Collected data:
###

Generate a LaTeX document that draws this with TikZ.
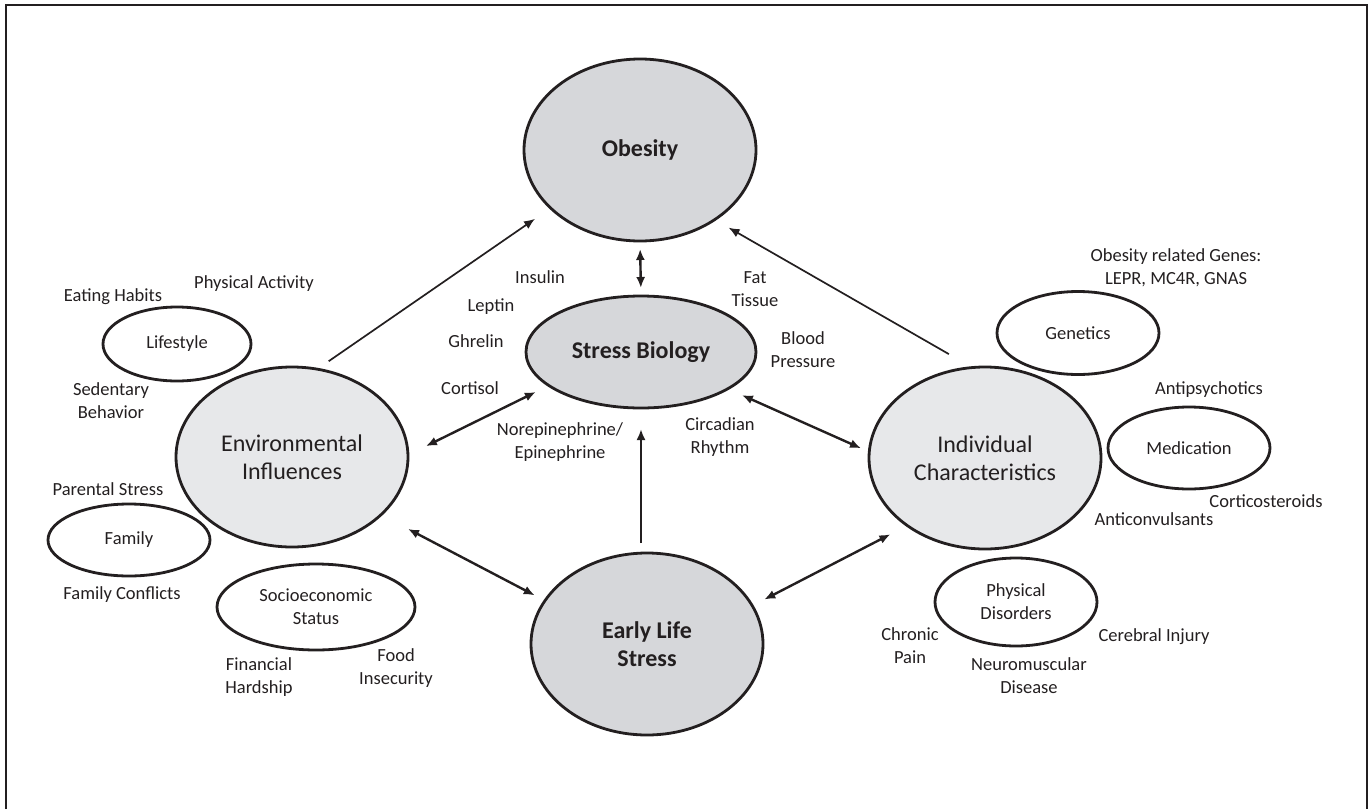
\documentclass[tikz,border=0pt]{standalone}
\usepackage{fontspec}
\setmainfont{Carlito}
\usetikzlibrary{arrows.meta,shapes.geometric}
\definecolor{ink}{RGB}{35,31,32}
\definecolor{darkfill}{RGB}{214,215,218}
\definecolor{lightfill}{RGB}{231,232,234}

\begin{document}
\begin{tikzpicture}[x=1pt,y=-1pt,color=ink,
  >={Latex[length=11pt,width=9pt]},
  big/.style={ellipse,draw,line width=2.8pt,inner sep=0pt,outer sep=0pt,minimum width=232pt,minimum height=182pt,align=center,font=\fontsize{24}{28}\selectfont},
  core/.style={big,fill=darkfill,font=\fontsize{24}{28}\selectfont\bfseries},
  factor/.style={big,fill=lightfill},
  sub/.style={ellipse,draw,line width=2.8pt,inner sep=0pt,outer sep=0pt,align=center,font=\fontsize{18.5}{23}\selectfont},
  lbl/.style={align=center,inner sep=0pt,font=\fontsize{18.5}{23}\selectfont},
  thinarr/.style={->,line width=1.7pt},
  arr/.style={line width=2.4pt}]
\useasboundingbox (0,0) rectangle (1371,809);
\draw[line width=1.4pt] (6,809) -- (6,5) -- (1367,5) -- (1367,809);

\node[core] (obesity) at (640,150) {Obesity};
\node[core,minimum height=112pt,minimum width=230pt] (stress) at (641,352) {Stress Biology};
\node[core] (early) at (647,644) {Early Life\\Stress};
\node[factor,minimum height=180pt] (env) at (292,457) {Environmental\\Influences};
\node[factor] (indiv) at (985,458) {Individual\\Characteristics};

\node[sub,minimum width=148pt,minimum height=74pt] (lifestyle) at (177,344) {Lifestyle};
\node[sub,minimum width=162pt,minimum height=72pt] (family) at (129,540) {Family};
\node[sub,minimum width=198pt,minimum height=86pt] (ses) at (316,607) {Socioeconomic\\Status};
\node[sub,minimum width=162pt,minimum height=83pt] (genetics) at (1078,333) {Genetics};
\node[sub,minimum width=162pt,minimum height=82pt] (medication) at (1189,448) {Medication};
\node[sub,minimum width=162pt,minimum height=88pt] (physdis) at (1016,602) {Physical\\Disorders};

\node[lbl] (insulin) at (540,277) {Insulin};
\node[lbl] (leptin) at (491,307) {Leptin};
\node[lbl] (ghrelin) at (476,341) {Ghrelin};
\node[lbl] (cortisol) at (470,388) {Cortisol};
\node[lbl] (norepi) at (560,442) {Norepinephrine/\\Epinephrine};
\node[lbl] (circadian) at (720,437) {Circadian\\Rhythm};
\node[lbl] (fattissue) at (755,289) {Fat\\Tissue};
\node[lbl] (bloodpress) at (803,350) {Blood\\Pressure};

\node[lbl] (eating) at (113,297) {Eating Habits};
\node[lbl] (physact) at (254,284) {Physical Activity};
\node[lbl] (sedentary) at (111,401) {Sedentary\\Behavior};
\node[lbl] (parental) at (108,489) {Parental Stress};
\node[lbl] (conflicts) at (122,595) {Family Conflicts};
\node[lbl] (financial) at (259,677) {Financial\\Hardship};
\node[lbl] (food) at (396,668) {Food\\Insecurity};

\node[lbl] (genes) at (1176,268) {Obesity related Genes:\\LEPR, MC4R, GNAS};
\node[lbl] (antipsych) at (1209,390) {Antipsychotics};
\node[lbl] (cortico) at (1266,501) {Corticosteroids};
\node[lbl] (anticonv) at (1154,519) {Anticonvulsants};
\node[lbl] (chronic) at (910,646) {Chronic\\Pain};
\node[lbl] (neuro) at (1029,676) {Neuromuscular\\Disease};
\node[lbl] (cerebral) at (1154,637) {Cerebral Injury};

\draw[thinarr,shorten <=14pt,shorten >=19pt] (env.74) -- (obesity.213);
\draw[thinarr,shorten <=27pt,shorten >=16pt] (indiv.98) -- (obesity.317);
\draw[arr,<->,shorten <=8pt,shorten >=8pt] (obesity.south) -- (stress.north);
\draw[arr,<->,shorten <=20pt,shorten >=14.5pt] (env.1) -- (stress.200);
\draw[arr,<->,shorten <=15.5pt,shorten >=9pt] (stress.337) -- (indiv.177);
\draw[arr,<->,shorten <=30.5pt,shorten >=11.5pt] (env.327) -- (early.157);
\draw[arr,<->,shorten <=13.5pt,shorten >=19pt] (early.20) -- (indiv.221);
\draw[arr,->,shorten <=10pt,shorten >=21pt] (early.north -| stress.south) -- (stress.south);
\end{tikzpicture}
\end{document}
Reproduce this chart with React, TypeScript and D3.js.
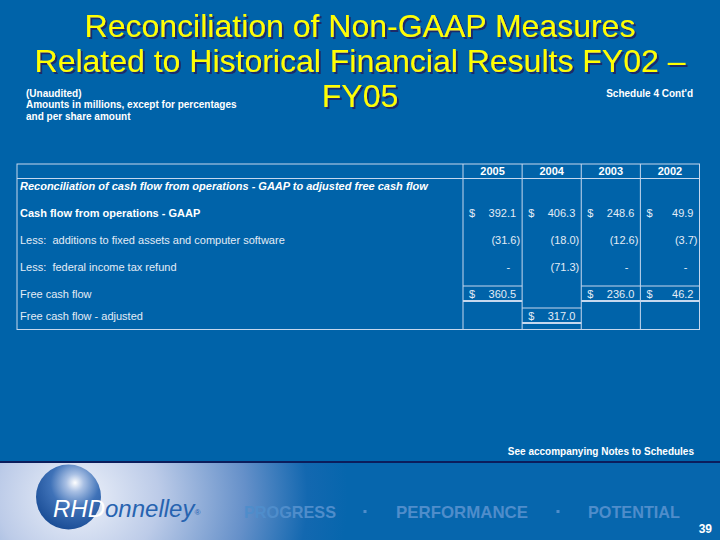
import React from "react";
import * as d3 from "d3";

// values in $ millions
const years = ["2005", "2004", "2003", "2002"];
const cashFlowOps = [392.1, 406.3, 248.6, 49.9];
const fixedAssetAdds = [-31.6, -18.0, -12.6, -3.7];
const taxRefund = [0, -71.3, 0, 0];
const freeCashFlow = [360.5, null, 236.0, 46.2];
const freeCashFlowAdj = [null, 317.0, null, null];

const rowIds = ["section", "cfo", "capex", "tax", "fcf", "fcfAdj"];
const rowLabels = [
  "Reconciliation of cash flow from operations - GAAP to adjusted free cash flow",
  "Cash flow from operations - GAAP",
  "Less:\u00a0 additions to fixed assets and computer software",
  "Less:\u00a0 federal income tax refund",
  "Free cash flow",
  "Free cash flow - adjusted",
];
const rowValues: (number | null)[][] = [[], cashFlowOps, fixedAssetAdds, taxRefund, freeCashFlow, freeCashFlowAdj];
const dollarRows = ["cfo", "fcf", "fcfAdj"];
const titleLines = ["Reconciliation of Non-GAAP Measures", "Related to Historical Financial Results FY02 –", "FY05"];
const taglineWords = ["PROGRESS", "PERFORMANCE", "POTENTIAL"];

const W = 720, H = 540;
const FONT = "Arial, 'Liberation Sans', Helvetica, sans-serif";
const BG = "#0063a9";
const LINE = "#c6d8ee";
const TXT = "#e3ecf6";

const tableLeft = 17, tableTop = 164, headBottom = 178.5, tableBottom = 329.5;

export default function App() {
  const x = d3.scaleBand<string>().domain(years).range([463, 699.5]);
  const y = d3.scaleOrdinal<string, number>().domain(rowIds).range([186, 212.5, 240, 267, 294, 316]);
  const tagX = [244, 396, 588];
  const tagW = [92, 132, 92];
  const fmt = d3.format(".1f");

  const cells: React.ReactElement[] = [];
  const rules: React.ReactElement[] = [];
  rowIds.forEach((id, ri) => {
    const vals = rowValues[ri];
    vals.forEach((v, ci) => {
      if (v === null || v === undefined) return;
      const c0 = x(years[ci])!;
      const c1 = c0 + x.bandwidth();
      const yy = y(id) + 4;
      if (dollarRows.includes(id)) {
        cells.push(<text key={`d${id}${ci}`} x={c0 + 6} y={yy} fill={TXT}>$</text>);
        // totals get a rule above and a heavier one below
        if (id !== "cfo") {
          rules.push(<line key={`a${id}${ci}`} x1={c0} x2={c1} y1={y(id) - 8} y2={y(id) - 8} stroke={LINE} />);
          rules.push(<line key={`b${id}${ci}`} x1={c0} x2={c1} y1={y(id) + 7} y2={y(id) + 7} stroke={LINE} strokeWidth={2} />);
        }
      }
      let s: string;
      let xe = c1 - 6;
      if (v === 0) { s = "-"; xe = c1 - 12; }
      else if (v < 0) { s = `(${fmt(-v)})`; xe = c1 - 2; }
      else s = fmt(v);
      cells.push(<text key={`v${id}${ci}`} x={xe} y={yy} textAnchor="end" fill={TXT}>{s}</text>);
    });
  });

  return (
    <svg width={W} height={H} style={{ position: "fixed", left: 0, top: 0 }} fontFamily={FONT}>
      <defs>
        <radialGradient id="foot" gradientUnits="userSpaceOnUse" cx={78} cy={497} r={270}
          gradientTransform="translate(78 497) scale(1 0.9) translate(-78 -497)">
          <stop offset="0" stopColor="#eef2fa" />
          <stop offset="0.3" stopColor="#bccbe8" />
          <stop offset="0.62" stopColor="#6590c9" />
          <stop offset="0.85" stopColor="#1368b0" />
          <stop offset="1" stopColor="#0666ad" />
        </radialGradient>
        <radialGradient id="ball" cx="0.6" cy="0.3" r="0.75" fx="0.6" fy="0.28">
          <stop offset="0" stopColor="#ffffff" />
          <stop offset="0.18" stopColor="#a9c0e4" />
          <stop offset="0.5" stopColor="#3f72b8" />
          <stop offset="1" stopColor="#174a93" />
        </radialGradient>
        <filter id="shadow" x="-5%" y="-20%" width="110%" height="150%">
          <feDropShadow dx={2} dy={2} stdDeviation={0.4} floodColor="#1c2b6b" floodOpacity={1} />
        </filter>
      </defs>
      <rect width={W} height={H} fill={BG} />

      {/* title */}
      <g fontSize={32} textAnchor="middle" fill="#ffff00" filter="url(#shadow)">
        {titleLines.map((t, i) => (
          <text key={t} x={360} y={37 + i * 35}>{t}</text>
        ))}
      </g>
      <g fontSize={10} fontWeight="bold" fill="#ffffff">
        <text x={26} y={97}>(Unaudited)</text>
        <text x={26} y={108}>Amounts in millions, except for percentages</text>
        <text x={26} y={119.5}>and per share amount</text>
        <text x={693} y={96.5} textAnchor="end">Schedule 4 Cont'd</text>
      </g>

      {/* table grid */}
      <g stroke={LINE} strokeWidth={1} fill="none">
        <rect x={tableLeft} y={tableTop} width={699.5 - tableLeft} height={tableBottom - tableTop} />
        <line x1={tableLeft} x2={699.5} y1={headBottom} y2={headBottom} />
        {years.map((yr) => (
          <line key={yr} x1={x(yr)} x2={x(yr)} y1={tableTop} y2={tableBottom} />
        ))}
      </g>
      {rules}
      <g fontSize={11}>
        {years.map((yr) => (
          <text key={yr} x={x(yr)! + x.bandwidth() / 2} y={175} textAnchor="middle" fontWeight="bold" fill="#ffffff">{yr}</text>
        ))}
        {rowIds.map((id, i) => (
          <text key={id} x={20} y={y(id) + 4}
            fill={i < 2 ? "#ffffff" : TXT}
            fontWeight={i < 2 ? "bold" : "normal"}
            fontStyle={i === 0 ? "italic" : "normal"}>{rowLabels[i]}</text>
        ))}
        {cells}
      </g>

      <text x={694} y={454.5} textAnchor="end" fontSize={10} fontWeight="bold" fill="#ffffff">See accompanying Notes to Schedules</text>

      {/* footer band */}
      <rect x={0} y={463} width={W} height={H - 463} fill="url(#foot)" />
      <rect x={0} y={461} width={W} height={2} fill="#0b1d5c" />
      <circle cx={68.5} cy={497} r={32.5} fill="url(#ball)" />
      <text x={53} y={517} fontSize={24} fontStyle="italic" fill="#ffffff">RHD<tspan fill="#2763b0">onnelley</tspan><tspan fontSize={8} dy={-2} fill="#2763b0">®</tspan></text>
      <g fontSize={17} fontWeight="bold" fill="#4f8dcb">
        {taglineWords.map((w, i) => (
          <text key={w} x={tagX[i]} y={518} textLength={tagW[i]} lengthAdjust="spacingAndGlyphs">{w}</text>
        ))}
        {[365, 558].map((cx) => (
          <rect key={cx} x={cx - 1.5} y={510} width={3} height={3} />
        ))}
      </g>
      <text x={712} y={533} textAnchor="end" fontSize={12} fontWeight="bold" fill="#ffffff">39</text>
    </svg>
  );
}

###

Repeat the lines above exactly, beginning with the one containing "Reproduce this chart" and finishing with the one containing "const freeCashFlowAdj = [null, 317.0, null, null];". No pictures belong in the copy.

Reproduce this chart with React, TypeScript and D3.js.
import React from "react";
import * as d3 from "d3";

// values in $ millions
const years = ["2005", "2004", "2003", "2002"];
const cashFlowOps = [392.1, 406.3, 248.6, 49.9];
const fixedAssetAdds = [-31.6, -18.0, -12.6, -3.7];
const taxRefund = [0, -71.3, 0, 0];
const freeCashFlow = [360.5, null, 236.0, 46.2];
const freeCashFlowAdj = [null, 317.0, null, null];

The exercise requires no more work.